____ STORED RECORDS
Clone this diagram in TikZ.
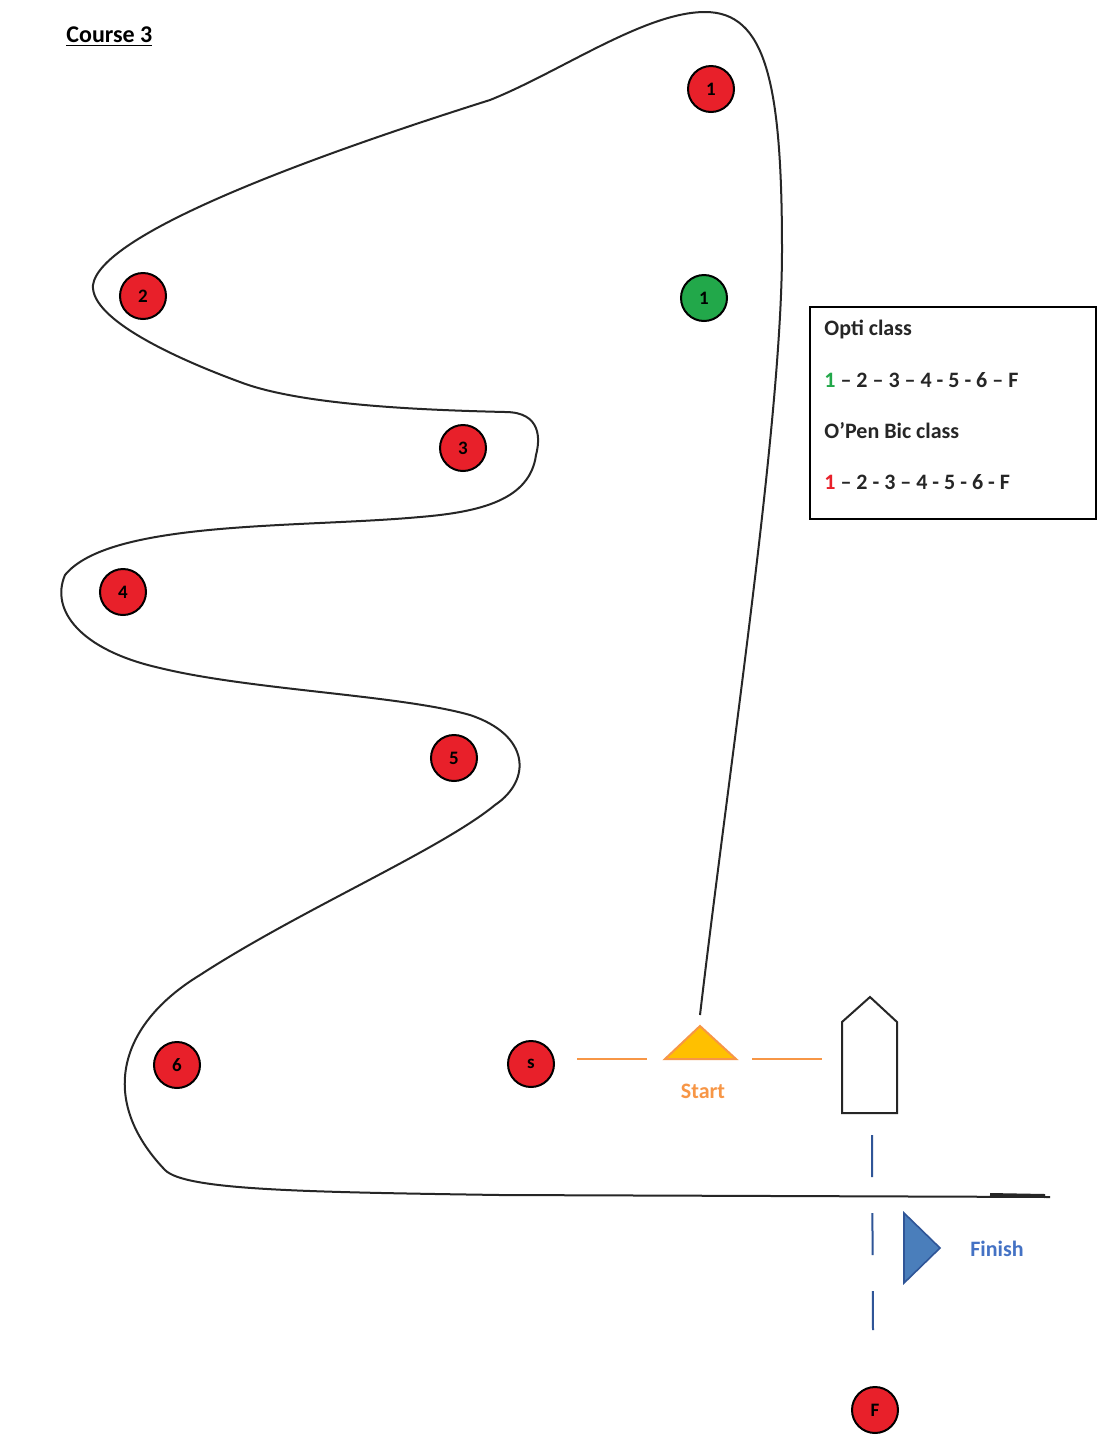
________
____ STORED RECORDS
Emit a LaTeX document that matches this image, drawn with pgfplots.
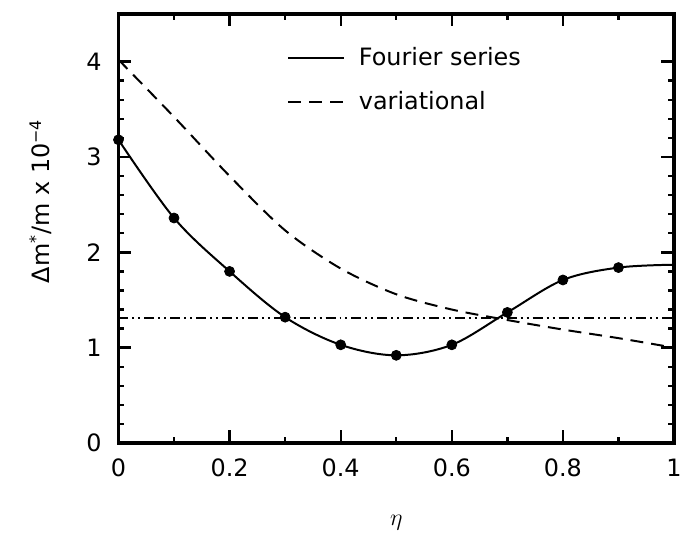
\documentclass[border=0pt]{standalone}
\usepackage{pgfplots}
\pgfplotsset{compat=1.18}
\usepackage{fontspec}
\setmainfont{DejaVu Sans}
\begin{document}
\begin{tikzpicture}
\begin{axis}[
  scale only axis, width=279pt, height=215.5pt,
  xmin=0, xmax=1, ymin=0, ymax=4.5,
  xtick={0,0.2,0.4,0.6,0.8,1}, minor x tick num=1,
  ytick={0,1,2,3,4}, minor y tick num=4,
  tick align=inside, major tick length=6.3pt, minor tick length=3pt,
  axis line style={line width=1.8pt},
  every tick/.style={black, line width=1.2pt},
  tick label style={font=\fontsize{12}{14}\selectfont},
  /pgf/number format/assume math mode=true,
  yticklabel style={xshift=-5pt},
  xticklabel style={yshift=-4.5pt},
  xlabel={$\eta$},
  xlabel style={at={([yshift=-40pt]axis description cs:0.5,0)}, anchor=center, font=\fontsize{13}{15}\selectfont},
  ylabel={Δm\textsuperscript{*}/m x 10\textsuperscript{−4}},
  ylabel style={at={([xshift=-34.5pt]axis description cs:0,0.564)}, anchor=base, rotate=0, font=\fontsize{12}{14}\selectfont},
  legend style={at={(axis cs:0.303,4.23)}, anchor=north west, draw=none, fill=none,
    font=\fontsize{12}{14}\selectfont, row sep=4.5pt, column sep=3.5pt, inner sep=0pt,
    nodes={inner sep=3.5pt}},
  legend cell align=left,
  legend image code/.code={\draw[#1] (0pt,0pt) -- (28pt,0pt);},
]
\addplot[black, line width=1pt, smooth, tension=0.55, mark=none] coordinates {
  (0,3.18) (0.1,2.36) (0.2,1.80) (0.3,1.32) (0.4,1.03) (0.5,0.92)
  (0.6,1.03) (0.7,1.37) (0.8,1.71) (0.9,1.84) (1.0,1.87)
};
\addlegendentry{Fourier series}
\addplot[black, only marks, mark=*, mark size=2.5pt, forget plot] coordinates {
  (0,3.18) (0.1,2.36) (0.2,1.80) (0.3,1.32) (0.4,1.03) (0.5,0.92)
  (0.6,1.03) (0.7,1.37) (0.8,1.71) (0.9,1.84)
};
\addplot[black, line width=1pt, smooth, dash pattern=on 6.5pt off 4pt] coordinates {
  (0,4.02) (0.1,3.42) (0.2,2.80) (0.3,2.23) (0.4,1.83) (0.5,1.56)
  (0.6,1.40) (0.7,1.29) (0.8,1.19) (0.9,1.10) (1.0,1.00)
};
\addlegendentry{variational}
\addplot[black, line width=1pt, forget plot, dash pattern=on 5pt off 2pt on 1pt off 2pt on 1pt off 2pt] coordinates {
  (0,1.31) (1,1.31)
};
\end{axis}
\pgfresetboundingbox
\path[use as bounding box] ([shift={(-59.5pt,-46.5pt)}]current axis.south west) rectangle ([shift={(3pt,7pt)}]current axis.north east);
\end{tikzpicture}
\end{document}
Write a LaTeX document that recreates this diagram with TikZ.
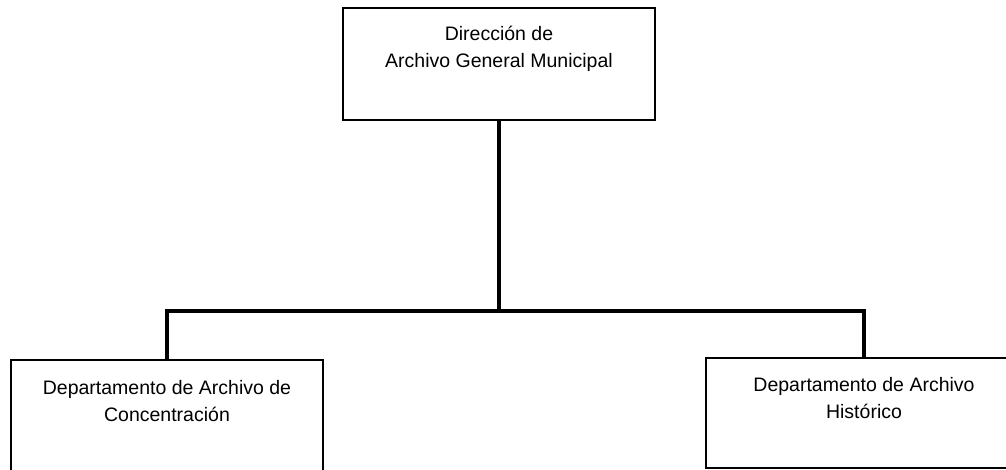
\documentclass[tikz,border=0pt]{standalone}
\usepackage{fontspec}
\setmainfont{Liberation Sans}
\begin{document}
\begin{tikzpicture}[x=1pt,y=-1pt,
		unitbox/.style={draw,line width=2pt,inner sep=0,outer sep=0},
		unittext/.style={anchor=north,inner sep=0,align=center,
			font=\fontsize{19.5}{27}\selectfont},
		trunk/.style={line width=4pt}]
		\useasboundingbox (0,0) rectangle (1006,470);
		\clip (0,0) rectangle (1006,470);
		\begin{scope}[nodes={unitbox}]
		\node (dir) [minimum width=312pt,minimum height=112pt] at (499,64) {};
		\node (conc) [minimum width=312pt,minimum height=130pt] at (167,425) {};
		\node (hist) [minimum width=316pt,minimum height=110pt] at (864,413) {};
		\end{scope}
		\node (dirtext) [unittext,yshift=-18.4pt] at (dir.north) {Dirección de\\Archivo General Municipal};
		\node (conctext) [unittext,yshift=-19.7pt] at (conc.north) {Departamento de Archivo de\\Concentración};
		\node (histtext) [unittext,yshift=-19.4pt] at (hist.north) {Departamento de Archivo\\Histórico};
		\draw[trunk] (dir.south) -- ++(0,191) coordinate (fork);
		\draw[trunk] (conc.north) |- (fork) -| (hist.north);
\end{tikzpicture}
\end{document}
________
#### [STATED PROBLEM]
From the entries above, extract each line containing "image".

#### [TASK RESPONSE]
Emit a LaTeX document that matches this image, drawn with pgfplots.
  legend image code/.code={\draw[#1] (0pt,0pt) -- (28pt,0pt);},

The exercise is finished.